Sprovieri is delighted to present the third solo exhibition by Jimmie Durham 'Wood, Stone and Friends'.
The selection of six sculptures were produced in 2012 for Durham's exhibition at The Sala Dorica in the Palazzo Reale, Naples and will be exhibited in the UK for the first time. Striking assemblages of wood sourced from four different types of trees and industrial metal fragments create a surreal setting midway between a forest and a factory.
'The basis of Durham’s artistic practice lies in the attempt to deconstruct the concepts of European culture by giving the essence of the object the power to tell its own story. The principles of celebratory monumentality, permanence and universality of architecture and sculpture, for centuries regarded as means for affirming the identity of a people and its culture, are rejected to free the object from the human urge to control its nature: the lava rock that composes the Doric hemicycle of Piazza del Plebiscito has the capacity to describe itself and recount itself regardless of the character imposed by the artistic styles and currents that have configured its form by their succession.
The sculptures are fashioned out of the dismembered and reassembled timber from two ancient olive trees from Puglia, a walnut tree from Molise, a chestnut tree and various tropical trees. The richness of wood with its scents, nodes and stratifications of time, the tactile variety of its texture, capable of communicating the essence of their being and transfer into the space where it is placed part of the history of the places from which it comes and the events it has witnessed in the flowing of the years. In this way the viewers can experience the reality of the ambiance created thanks to the primordial and empathic relationship that develops from contact with the material.

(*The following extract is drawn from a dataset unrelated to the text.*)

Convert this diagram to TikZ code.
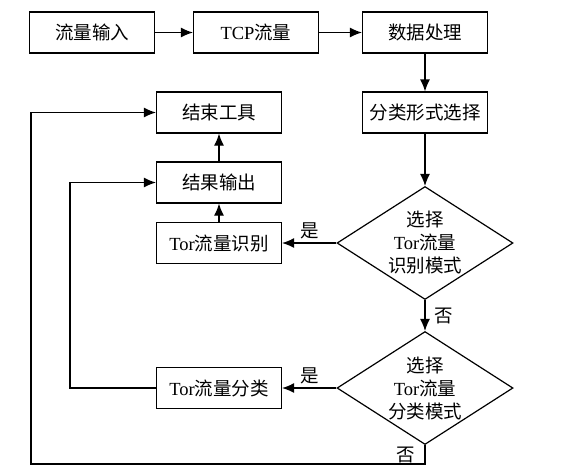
\documentclass[tikz,border=0pt]{standalone}
\usepackage{fontspec}
\setmainfont{Liberation Serif}
\newfontfamily\cjk{Noto Sans CJK SC}
\usetikzlibrary{arrows.meta}
\usetikzlibrary{shapes.geometric}
\newcommand\zh[1]{{\cjk #1}}

\begin{document}
\begin{tikzpicture}[x=1pt,y=-1pt,line width=1.2pt,>={Latex[length=12pt,width=10pt]},font=\fontsize{18.5}{23}\selectfont]%
        \useasboundingbox (0,0) rectangle (561,475);%%
        \begin{scope}[shape=rectangle,inner sep=0pt,minimum width=125pt,minimum height=41pt]
        \tikzstyle{every node}=[draw] %%
        \node (inp) at (92,32.5)  {\zh{流量输入}}; %%
        \node (tcp) at (256,32.5)  {TCP\zh{流量}}; %%
        \node (proc) at (425,32.5)  {\zh{数据处理}}; %%
        \node (sel) at (425,112.5)  {\zh{分类形式选择}}; %%
        \node (endt) at (219,112.5)  {\zh{结束工具}}; %%
        \node (outp) at (219,182.5)  {\zh{结果输出}}; %%
        \node (recg) at (219,243)  {Tor\zh{流量识别}}; %%
        \node (clsf) at (219,388)  {Tor\zh{流量分类}}; %%
        \end{scope}
        \begin{scope}[shape=diamond,shape aspect=1.56,inner sep=0pt,minimum width=176pt,minimum height=113pt]
        \tikzstyle{every node}=[draw,align=center] %%
        \node (d1) at (425,243)  {\zh{选择}\\Tor\zh{流量}\\\zh{识别模式}}; %%
        \node (d2) at (425,388)  {\zh{选择}\\Tor\zh{流量}\\\zh{分类模式}}; %%
        \end{scope}
        \coordinate (lo) at (31,464); %%
        \coordinate (li) at (70,388); %%
        \draw[->] (inp)--(tcp);  %%
        \draw[->] (tcp)--(proc);  %%
        \draw[->] (proc)--(sel);  %%
        \draw[->] (sel)--(d1);  %%
        \draw[->] (d1.west)--(recg.east) node[midway,above] (y1) {\zh{是}};  %%
        \draw[->] (d1)--(d2) node[midway,right=6pt] (n1) {\zh{否}};  %%
        \draw[->] (d2.west)--(clsf.east) node[midway,above] (y2) {\zh{是}};  %%
        \draw[->] (recg)--(outp);  %%
        \draw[->] (outp)--(endt);  %%
        \draw[->] (clsf.west)--(li)|-(outp.west);  %%
        \draw[->] (d2.south)|-(lo) node[pos=.25,left=6pt] (n2) {\zh{否}} |-(endt.west);  %%
\end{tikzpicture}
\end{document}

Durham is inspired here by the work of Brancusi and his attempt to capture and reproduce the essences of things through a sculptural process that seeks to bring out its actual reality, the idea underlying the object rather than its visible form.'
Born in Arkansas in 1940, Jimmie Durham is a sculptor, essayist and poet. He began working as a sculptor in 1963 and in 1969 he moved to Europe and studied at the École des beaux-arts in Geneva. His solo exhibitions in Europe included venues such as MuHKA, Antwerp (2012), the Glasgow International Festival (2010), the Musée d’Art Moderne de la Ville de Paris (2009), the Musée d'Art Contemporain, Marseilles (2003), the Museum Voor Actuele Kunst in den Hague (2003), the Kunstverein, Munich (1998) and the Wittgenstein Haus, Vienna (1996). Durham participated in the Venice Biennale (2013, 2005, 2003, 2001, 1999), Documenta (2012, 2002) and the Whitney Biennale (2006 and 1993).